→ Written exercise: Check each line of the listing, and copy it if it contains the word "chart".

____ Material supplied

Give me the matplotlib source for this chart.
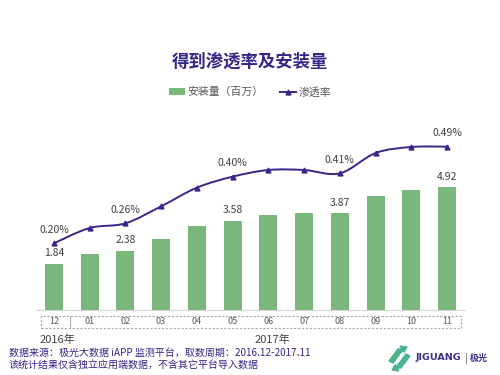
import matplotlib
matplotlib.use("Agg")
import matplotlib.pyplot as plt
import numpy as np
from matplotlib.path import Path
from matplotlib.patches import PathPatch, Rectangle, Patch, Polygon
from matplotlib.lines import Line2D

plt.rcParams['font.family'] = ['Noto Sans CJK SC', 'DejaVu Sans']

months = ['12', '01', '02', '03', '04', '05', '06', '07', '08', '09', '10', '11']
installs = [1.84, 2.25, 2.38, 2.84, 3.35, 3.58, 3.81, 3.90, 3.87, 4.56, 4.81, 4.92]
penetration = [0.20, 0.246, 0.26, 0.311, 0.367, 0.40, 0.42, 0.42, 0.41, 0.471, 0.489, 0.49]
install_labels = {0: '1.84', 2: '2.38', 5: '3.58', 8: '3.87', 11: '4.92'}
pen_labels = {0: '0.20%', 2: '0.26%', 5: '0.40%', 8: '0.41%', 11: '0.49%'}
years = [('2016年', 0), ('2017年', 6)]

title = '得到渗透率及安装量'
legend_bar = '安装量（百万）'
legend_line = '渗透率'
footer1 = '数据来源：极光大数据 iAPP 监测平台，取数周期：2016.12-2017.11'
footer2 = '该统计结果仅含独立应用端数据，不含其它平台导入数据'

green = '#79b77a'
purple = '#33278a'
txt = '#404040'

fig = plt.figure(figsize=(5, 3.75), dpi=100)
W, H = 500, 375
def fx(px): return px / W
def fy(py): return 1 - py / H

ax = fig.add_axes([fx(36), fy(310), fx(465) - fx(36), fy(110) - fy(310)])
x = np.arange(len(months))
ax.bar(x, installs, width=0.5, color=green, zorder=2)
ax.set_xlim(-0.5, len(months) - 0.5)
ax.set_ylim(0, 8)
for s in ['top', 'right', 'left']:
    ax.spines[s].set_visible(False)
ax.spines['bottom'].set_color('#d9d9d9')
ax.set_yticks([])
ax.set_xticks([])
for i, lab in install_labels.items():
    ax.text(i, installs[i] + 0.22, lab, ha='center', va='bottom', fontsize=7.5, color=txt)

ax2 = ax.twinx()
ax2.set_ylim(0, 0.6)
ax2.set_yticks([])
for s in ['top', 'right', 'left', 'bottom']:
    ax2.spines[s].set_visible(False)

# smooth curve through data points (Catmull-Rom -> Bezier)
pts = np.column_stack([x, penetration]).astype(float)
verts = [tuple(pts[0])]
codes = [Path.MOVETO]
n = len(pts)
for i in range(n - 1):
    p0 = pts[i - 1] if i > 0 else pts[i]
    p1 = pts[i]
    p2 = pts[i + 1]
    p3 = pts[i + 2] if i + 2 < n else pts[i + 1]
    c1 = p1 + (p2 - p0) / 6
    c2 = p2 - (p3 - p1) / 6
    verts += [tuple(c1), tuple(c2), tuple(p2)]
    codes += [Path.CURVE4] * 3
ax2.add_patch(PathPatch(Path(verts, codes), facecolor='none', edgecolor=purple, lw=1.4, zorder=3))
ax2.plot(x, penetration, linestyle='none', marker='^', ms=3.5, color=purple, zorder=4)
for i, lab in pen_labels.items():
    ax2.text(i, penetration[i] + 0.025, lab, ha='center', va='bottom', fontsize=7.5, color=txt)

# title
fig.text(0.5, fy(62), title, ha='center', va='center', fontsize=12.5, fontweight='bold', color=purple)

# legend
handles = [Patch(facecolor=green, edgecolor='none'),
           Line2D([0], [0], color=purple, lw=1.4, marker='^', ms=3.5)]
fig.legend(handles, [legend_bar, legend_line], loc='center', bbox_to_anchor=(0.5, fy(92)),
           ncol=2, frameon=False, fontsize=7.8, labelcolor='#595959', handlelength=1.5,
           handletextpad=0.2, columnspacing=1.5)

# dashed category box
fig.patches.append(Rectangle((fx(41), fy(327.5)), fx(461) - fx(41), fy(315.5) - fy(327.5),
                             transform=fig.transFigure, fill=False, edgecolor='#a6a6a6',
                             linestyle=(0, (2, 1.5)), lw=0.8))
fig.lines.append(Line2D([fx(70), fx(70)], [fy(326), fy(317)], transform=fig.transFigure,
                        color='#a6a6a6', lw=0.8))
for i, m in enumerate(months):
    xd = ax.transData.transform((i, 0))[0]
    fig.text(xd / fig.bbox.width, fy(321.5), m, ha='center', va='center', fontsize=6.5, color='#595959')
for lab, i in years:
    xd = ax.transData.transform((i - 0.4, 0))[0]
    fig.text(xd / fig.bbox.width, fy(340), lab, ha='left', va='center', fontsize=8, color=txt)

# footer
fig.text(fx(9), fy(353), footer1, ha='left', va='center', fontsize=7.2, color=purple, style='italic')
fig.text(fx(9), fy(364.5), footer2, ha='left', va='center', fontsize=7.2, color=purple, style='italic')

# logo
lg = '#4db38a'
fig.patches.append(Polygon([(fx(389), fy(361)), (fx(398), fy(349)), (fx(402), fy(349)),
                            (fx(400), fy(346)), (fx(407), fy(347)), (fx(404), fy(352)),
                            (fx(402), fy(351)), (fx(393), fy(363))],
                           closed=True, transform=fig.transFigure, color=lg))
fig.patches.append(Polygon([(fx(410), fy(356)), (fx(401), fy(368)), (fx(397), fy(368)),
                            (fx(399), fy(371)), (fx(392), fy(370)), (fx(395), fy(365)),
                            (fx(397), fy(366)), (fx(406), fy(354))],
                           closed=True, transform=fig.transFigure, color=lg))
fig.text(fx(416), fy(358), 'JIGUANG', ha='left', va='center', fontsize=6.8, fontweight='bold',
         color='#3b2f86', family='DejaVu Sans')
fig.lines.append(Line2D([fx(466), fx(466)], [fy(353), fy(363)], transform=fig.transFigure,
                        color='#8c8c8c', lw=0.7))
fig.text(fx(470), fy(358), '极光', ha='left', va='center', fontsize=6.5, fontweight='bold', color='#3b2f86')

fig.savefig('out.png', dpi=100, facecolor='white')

________
____ Material supplied

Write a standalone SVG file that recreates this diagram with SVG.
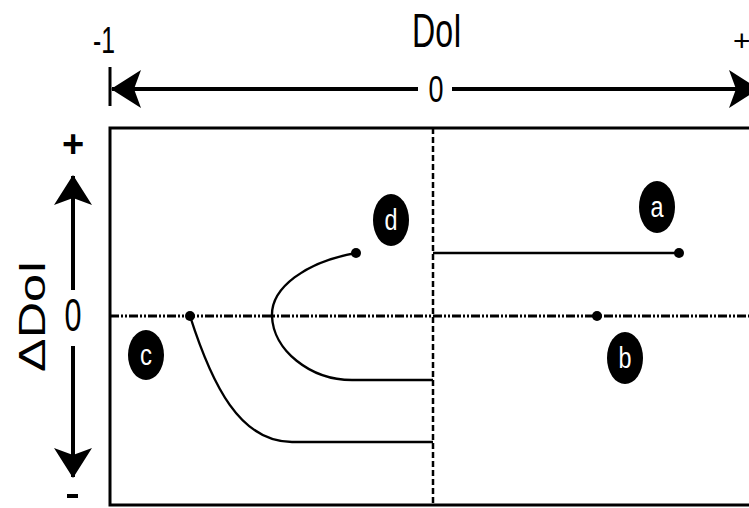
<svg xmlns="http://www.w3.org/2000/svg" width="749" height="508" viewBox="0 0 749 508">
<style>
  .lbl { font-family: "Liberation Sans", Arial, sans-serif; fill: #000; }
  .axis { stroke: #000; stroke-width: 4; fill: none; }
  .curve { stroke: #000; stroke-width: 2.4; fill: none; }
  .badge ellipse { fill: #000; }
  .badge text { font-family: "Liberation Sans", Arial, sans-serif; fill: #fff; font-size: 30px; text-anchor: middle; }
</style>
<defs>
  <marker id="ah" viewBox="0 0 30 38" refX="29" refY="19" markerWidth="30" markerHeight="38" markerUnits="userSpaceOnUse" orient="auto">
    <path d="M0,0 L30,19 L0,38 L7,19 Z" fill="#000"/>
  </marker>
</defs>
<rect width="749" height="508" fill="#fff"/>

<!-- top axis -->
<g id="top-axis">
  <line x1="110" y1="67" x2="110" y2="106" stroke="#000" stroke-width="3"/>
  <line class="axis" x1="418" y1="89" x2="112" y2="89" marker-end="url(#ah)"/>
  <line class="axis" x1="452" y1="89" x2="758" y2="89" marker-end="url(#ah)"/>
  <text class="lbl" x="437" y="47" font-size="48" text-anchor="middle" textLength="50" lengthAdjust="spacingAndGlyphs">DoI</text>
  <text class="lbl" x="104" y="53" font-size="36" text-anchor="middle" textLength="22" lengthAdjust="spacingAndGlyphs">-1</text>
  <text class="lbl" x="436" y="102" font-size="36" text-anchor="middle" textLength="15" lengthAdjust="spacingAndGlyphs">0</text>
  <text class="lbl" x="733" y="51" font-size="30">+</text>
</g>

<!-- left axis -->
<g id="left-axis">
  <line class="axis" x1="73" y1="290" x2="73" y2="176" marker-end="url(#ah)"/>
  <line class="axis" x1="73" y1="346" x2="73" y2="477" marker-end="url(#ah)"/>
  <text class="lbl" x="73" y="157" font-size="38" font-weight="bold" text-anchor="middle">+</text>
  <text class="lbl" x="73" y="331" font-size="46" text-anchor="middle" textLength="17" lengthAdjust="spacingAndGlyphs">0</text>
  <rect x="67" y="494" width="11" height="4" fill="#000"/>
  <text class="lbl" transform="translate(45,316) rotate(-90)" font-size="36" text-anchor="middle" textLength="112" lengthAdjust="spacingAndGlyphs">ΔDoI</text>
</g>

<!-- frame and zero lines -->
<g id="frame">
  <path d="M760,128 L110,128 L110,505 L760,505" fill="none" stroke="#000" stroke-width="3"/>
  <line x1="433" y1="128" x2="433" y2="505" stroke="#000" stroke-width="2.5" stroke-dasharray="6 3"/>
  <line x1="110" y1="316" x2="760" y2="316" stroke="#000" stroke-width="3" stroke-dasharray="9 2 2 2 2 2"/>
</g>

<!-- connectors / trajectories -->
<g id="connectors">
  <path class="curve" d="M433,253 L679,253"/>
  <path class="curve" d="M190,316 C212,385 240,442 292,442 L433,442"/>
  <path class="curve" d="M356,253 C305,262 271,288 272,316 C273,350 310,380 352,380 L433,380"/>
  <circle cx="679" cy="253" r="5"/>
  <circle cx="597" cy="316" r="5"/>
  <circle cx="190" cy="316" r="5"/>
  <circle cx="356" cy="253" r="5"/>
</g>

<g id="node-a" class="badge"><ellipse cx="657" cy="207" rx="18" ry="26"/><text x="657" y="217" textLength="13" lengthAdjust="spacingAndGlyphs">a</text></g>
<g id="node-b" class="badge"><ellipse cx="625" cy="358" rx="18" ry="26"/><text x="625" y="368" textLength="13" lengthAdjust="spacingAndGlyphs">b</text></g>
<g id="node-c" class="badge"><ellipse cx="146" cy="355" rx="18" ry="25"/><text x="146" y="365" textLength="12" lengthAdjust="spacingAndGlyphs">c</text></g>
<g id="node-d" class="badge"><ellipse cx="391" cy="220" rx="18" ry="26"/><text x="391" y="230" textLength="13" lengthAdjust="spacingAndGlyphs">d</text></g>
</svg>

________
____ Material supplied

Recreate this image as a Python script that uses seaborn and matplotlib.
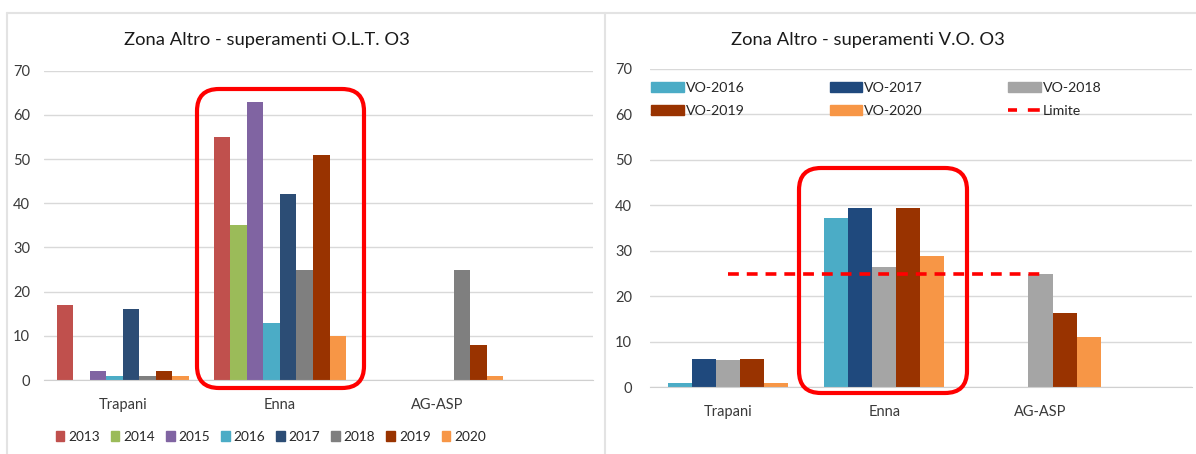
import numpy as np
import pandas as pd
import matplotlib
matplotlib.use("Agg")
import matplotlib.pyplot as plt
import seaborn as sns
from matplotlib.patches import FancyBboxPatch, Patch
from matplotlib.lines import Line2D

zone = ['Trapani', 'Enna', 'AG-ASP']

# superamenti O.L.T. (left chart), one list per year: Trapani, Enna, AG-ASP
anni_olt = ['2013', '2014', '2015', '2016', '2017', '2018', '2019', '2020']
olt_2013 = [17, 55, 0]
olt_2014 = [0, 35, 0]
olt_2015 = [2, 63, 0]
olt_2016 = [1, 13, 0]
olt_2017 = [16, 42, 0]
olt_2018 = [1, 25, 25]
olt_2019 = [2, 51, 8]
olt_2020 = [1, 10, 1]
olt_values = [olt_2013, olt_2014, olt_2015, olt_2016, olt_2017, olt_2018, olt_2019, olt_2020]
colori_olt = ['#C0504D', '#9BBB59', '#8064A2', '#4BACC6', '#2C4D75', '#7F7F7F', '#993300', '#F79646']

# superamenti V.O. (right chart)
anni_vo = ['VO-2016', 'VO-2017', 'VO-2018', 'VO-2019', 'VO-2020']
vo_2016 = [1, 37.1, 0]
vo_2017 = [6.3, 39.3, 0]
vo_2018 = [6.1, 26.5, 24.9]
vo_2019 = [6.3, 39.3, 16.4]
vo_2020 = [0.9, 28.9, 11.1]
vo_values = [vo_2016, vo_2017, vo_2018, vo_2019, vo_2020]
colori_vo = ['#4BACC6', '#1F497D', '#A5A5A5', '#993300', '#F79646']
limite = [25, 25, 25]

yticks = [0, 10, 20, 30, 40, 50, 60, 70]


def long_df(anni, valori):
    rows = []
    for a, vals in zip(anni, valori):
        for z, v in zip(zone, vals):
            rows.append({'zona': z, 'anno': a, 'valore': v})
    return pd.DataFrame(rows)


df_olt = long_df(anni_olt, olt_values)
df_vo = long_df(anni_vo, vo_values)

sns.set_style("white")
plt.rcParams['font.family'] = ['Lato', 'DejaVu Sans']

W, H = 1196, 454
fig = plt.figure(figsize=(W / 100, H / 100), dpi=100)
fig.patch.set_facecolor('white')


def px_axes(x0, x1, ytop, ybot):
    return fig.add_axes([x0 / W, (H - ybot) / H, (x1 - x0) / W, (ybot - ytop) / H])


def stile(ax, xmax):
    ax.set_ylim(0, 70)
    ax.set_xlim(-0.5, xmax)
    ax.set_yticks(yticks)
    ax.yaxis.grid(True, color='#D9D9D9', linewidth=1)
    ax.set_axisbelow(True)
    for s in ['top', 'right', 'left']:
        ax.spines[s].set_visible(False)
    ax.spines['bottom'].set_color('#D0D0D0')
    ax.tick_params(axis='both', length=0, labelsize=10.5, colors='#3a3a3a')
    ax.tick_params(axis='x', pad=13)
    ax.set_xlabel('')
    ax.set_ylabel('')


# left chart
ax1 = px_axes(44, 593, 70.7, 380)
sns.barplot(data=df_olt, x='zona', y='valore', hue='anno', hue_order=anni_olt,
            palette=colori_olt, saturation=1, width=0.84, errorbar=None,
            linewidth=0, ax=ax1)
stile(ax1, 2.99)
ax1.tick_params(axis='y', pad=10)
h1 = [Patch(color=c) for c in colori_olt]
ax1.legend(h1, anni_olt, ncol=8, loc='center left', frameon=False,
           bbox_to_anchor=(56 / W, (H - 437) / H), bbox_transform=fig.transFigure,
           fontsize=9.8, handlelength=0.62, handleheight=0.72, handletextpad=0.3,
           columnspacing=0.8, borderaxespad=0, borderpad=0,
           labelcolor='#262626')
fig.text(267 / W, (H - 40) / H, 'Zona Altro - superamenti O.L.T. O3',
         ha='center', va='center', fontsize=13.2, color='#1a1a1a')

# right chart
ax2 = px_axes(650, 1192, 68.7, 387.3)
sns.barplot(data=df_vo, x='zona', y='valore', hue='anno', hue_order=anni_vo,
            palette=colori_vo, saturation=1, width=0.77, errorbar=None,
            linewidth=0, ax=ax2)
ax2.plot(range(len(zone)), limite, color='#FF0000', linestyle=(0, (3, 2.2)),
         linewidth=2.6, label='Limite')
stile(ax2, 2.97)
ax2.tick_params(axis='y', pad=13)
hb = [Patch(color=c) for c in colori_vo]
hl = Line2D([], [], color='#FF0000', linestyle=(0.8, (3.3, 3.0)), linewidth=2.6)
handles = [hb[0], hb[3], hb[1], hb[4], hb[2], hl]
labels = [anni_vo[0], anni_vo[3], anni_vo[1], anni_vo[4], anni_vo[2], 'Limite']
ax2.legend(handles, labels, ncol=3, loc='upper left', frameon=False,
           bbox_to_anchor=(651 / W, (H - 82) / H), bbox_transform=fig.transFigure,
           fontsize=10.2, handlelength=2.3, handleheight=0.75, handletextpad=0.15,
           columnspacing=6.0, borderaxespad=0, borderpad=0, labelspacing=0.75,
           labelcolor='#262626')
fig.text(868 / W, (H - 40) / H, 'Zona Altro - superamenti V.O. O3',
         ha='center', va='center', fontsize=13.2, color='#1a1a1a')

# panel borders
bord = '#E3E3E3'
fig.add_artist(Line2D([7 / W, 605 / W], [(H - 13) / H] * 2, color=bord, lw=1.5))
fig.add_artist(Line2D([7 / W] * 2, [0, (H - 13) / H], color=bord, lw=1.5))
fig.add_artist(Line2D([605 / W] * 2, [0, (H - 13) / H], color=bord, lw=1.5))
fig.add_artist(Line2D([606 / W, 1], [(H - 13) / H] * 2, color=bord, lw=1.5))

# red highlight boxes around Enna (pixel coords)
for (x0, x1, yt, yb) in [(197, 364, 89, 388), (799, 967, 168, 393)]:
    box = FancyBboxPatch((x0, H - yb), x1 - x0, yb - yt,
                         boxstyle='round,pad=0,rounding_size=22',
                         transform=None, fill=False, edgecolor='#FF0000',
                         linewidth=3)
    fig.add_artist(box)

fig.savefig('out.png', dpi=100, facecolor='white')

________

→ Result of this exercise:
Give me the matplotlib source for this chart.
# superamenti O.L.T. (left chart), one list per year: Trapani, Enna, AG-ASP
# superamenti V.O. (right chart)
# left chart
# right chart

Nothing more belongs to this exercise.